Exercise: Repeat everything from the first line of the listing below through the line that contains "const fitY = [0, 20];", exactly. Leave out pictures.
Data to process start
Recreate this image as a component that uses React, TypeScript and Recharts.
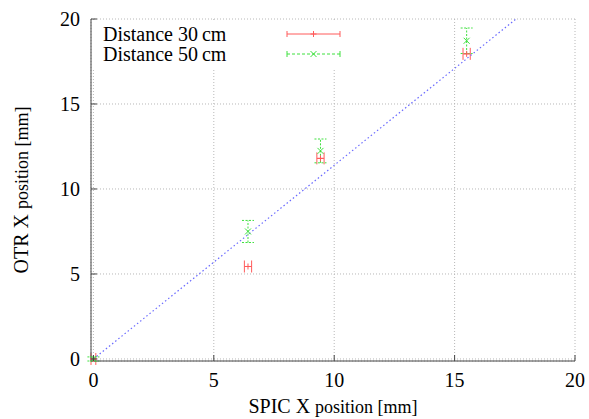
import { CartesianGrid, ErrorBar, Legend, Scatter, ScatterChart, XAxis, YAxis } from 'recharts';

const SERIF = '"Liberation Serif", "DejaVu Serif", serif';
const AXIS = '#444';
const RED = '#ff5a5a';
const GREEN = '#3ee03e';
const BLUE = '#6a6aff';

const ticks = [0, 5, 10, 15, 20];

// SPIC X position [mm] of the four measurements
const spicX = [0, 6.42, 9.43, 15.5];
// OTR X position [mm], distance 30 cm (x error bars)
const otr30 = [0, 5.44, 11.8, 17.95];
const otr30ErrX = [0.1, 0.15, 0.15, 0.15];
// OTR X position [mm], distance 50 cm (y error bars)
const otr50 = [0, 7.5, 12.24, 18.72];
const otr50ErrY = [0.12, 0.65, 0.7, 0.75];
// reference line y = 1.14 x
const fitX = [0, 17.55];
const fitY = [0, 20];

const series30 = spicX.map((x, i) => ({ x, y: otr30[i], ex: otr30ErrX[i] }));
const series50 = spicX.map((x, i) => ({ x, y: otr50[i], ey: otr50ErrY[i] }));
const fitLine = fitX.map((x, i) => ({ x, y: fitY[i] }));

function Plus({ cx, cy }: any) {
  return (
    <g stroke={RED} strokeWidth={1}>
      <line x1={cx - 3} y1={cy} x2={cx + 3} y2={cy} />
      <line x1={cx} y1={cy - 3} x2={cx} y2={cy + 3} />
    </g>
  );
}

function Cross({ cx, cy }: any) {
  return (
    <g stroke={GREEN} strokeWidth={1}>
      <line x1={cx - 3} y1={cy - 3} x2={cx + 3} y2={cy + 3} />
      <line x1={cx - 3} y1={cy + 3} x2={cx + 3} y2={cy - 3} />
    </g>
  );
}

function BottomTick({ x, y, payload }: any) {
  return (
    <g>
      <line x1={x} y1={y} x2={x} y2={y - 6} stroke={AXIS} />
      <text x={x} y={y + 26} textAnchor="middle" fontSize={20} fontFamily={SERIF} fill="#000">
        {payload.value}
      </text>
    </g>
  );
}

function LeftTick({ x, y, payload }: any) {
  return (
    <g>
      <line x1={x} y1={y} x2={x + 6} y2={y} stroke={AXIS} />
      <text x={x - 11} y={y + 7} textAnchor="end" fontSize={20} fontFamily={SERIF} fill="#000">
        {payload.value}
      </text>
    </g>
  );
}

function TopTick({ x, y }: any) {
  return <line x1={x} y1={y} x2={x} y2={y + 6} stroke={AXIS} />;
}

function RightTick({ x, y }: any) {
  return <line x1={x} y1={y} x2={x - 6} y2={y} stroke={AXIS} />;
}

function KeySample({ color, dashed, marker }: { color: string; dashed?: boolean; marker: 'plus' | 'cross' }) {
  return (
    <svg width={56} height={12} style={{ display: 'block' }}>
      <g stroke={color} strokeWidth={1}>
        <line x1={1} y1={6} x2={54} y2={6} strokeDasharray={dashed ? '3 2' : undefined} />
        <line x1={1} y1={3} x2={1} y2={9} />
        <line x1={54} y1={3} x2={54} y2={9} />
        {marker === 'plus' ? (
          <>
            <line x1={24.5} y1={6} x2={30.5} y2={6} />
            <line x1={27.5} y1={3} x2={27.5} y2={9} />
          </>
        ) : (
          <>
            <line x1={24.5} y1={3} x2={30.5} y2={9} />
            <line x1={24.5} y1={9} x2={30.5} y2={3} />
          </>
        )}
      </g>
    </svg>
  );
}

function Key() {
  const rows = [
    { label: 'Distance 30\u2009cm', color: RED, marker: 'plus' as const },
    { label: 'Distance 50\u2009cm', color: GREEN, dashed: true, marker: 'cross' as const },
  ];
  return (
    <div style={{ background: '#fff', padding: '3px 8px 4px 11px', fontFamily: SERIF, fontSize: 20, color: '#000' }}>
      {rows.map((r) => (
        <div key={r.label} style={{ display: 'flex', alignItems: 'center', height: 20 }}>
          <span style={{ width: 183, whiteSpace: 'nowrap' }}>{r.label}</span>
          <KeySample color={r.color} dashed={r.dashed} marker={r.marker} />
        </div>
      ))}
    </div>
  );
}

export default function App() {
  return (
    <div style={{ position: 'absolute', left: 0, top: 0, background: '#fff' }}>
      <ScatterChart width={589} height={419} margin={{ top: 19, right: 14, bottom: 0, left: 0 }}>
        <CartesianGrid stroke="#b8b8b8" strokeDasharray="1 2" />
        <XAxis
          type="number"
          dataKey="x"
          domain={[0, 20]}
          ticks={ticks}
          height={58}
          stroke={AXIS}
          tickSize={0}
          tickMargin={0}
          tick={<BottomTick />}
          label={{
            content: ({ viewBox }: any) => (
              <text
                x={viewBox.x + viewBox.width / 2}
                y={viewBox.y + 52}
                textAnchor="middle"
                fontFamily={SERIF}
                fill="#000"
              >
                <tspan fontSize={20}>SPIC X </tspan>
                <tspan fontSize={18}>position [mm]</tspan>
              </text>
            ),
          }}
        />
        <XAxis xAxisId="top" orientation="top" type="number" dataKey="x" domain={[0, 20]} ticks={ticks} height={0} stroke={AXIS} tickSize={0} tick={<TopTick />} />
        <YAxis
          type="number"
          dataKey="y"
          domain={[0, 20]}
          ticks={ticks}
          width={91}
          stroke={AXIS}
          tickSize={0}
          tickMargin={0}
          tick={<LeftTick />}
          label={{
            content: ({ viewBox }: any) => {
              const cy = viewBox.y + viewBox.height / 2;
              return (
                <text x={28} y={cy} transform={`rotate(-90 28 ${cy})`} textAnchor="middle" fontFamily={SERIF} fill="#000">
                  <tspan fontSize={20}>OTR X </tspan>
                  <tspan fontSize={18}>position [mm]</tspan>
                </text>
              );
            },
          }}
        />
        <YAxis yAxisId="right" orientation="right" type="number" dataKey="y" domain={[0, 20]} ticks={ticks} width={0} stroke={AXIS} tickSize={0} tick={<RightTick />} />
        <Legend
          layout="horizontal"
          verticalAlign="middle"
          align="center"
          content={<Key />}
          wrapperStyle={{ position: 'absolute', left: 92, top: 21, width: 'auto' }}
        />
        <Scatter data={fitLine} line={{ stroke: BLUE, strokeWidth: 1.2, strokeDasharray: '1.5 2.5' }} shape={() => null} isAnimationActive={false} />
        <Scatter data={series30} shape={<Plus />} isAnimationActive={false}>
          <ErrorBar dataKey="ex" direction="x" width={6} stroke={RED} strokeWidth={1} />
        </Scatter>
        <Scatter data={series50} shape={<Cross />} isAnimationActive={false}>
          <ErrorBar dataKey="ey" direction="y" width={6} stroke={GREEN} strokeWidth={1} strokeDasharray="2 1.5" />
        </Scatter>
      </ScatterChart>
    </div>
  );
}
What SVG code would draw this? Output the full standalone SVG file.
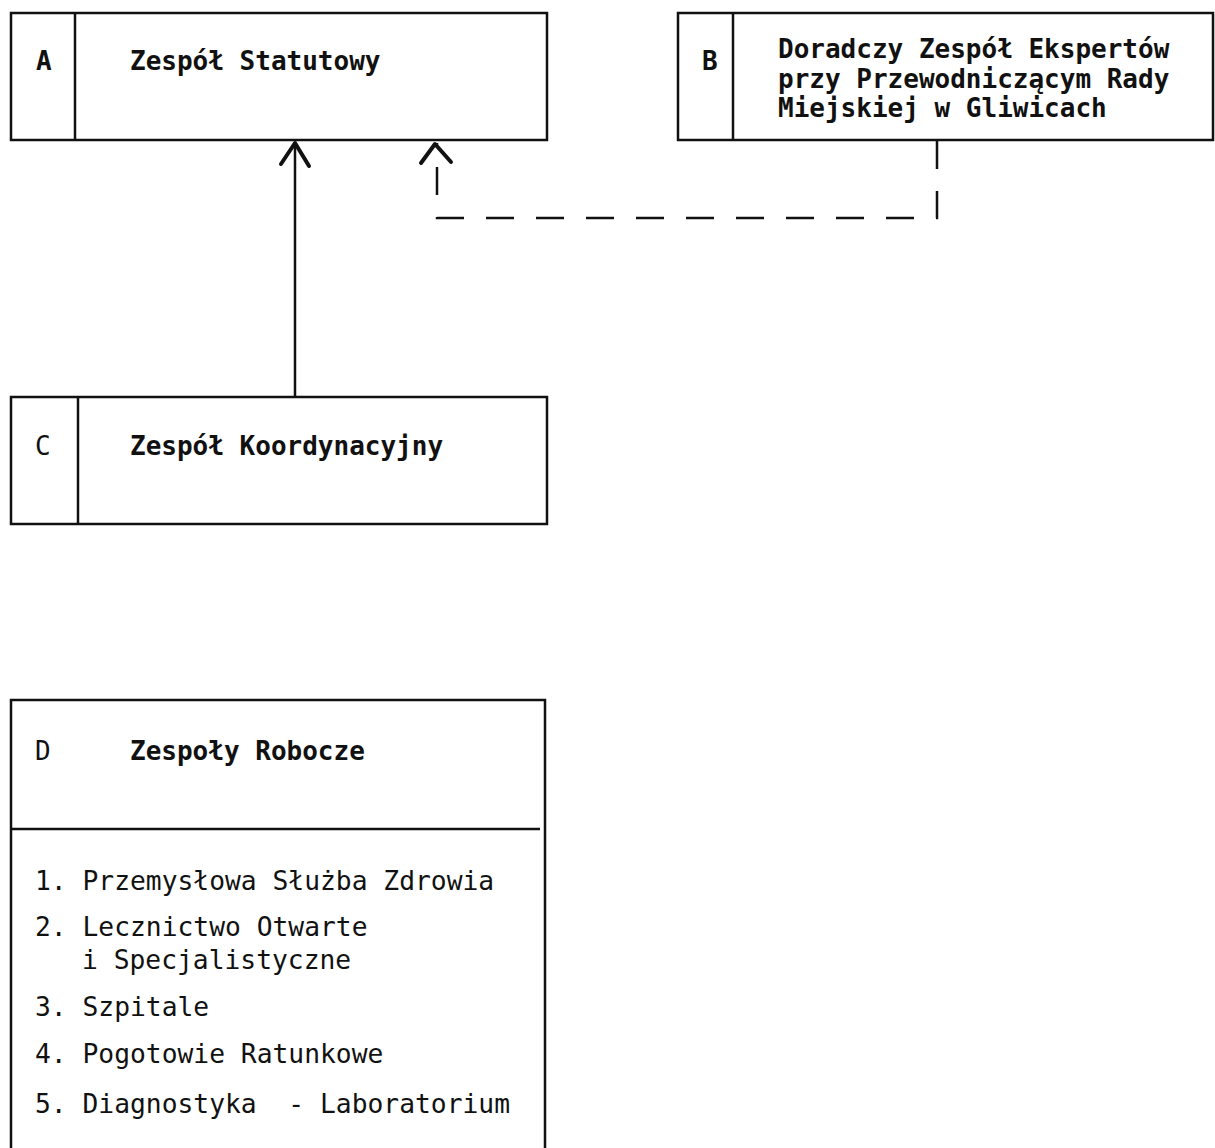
<svg xmlns="http://www.w3.org/2000/svg" width="1215" height="1148" viewBox="0 0 1215 1148">
<style>
.box{fill:none;stroke:#111;stroke-width:2.5}
.ln{stroke:#111;stroke-width:2.5;fill:none}
.h{font-family:"DejaVu Sans Mono","Liberation Mono",monospace;font-weight:bold;font-size:26px;fill:#111}
.r{font-family:"DejaVu Sans Mono","Liberation Mono",monospace;font-size:26px;fill:#111}
.li{font-family:"DejaVu Sans Mono","Liberation Mono",monospace;font-size:26.3px;fill:#111}
.arr{stroke:#111;stroke-width:4;fill:none;stroke-linecap:round;stroke-linejoin:round}
.dash{stroke:#111;stroke-width:2.5;fill:none;stroke-dasharray:28 22}
</style>
<rect width="1215" height="1148" fill="#fff"/>
<g id="nodeA">
<rect class="box" x="11" y="13" width="536" height="127"/>
<line class="ln" x1="75" y1="13" x2="75" y2="140"/>
<text class="h" x="36" y="70">A</text>
<text class="h" x="130" y="70">Zespół Statutowy</text>
</g>
<g id="nodeB">
<rect class="box" x="678" y="13" width="535" height="127"/>
<line class="ln" x1="733" y1="13" x2="733" y2="140"/>
<text class="h" x="702" y="70">B</text>
<text class="h" x="778" y="58">Doradczy Zespół Ekspertów</text>
<text class="h" x="778" y="88">przy Przewodniczącym Rady</text>
<text class="h" x="778" y="117">Miejskiej w Gliwicach</text>
</g>
<g id="nodeC">
<rect class="box" x="11" y="397" width="536" height="127"/>
<line class="ln" x1="78" y1="397" x2="78" y2="524"/>
<text class="r" x="35" y="455">C</text>
<text class="h" x="130" y="455">Zespół Koordynacyjny</text>
</g>
<g id="nodeD">
<path class="ln" d="M11 1148 V700 H545 V1148"/>
<line class="ln" x1="11" y1="829" x2="540" y2="829"/>
<text class="r" x="35" y="760">D</text>
<text class="h" x="130" y="760">Zespoły Robocze</text>
<text class="li" x="35" y="890">1. Przemysłowa Służba Zdrowia</text>
<text class="li" x="35" y="936">2. Lecznictwo Otwarte</text>
<text class="li" x="82" y="969">i Specjalistyczne</text>
<text class="li" x="35" y="1016">3. Szpitale</text>
<text class="li" x="35" y="1063">4. Pogotowie Ratunkowe</text>
<text class="li" x="35" y="1113" xml:space="preserve">5. Diagnostyka  - Laboratorium</text>
</g>
<g id="connectors">
<line class="ln" x1="295" y1="397" x2="295" y2="142"/>
<polyline class="arr" points="281,164 295,143 309,166"/>
<path class="dash" d="M937 141 V218 H437 V143"/>
<polyline class="arr" points="421,163 435,144 451,162"/>
</g>
</svg>
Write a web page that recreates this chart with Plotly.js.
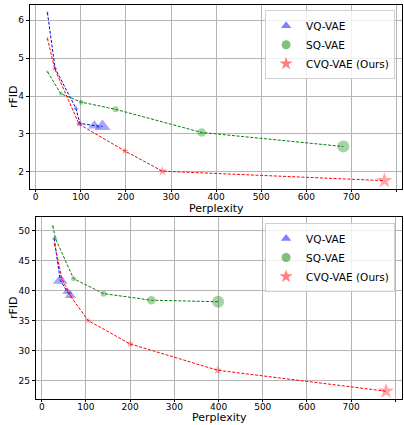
Data to process end
Written response:
Recreate this image as a component that uses React, TypeScript and Recharts.
import { CartesianGrid, ErrorBar, Legend, Scatter, ScatterChart, XAxis, YAxis } from 'recharts';

const SERIF = '"Liberation Serif", "DejaVu Serif", serif';
const AXIS = '#444';
const RED = '#ff5a5a';
const GREEN = '#3ee03e';
const BLUE = '#6a6aff';

const ticks = [0, 5, 10, 15, 20];

// SPIC X position [mm] of the four measurements
const spicX = [0, 6.42, 9.43, 15.5];
// OTR X position [mm], distance 30 cm (x error bars)
const otr30 = [0, 5.44, 11.8, 17.95];
const otr30ErrX = [0.1, 0.15, 0.15, 0.15];
// OTR X position [mm], distance 50 cm (y error bars)
const otr50 = [0, 7.5, 12.24, 18.72];
const otr50ErrY = [0.12, 0.65, 0.7, 0.75];
// reference line y = 1.14 x
const fitX = [0, 17.55];
const fitY = [0, 20];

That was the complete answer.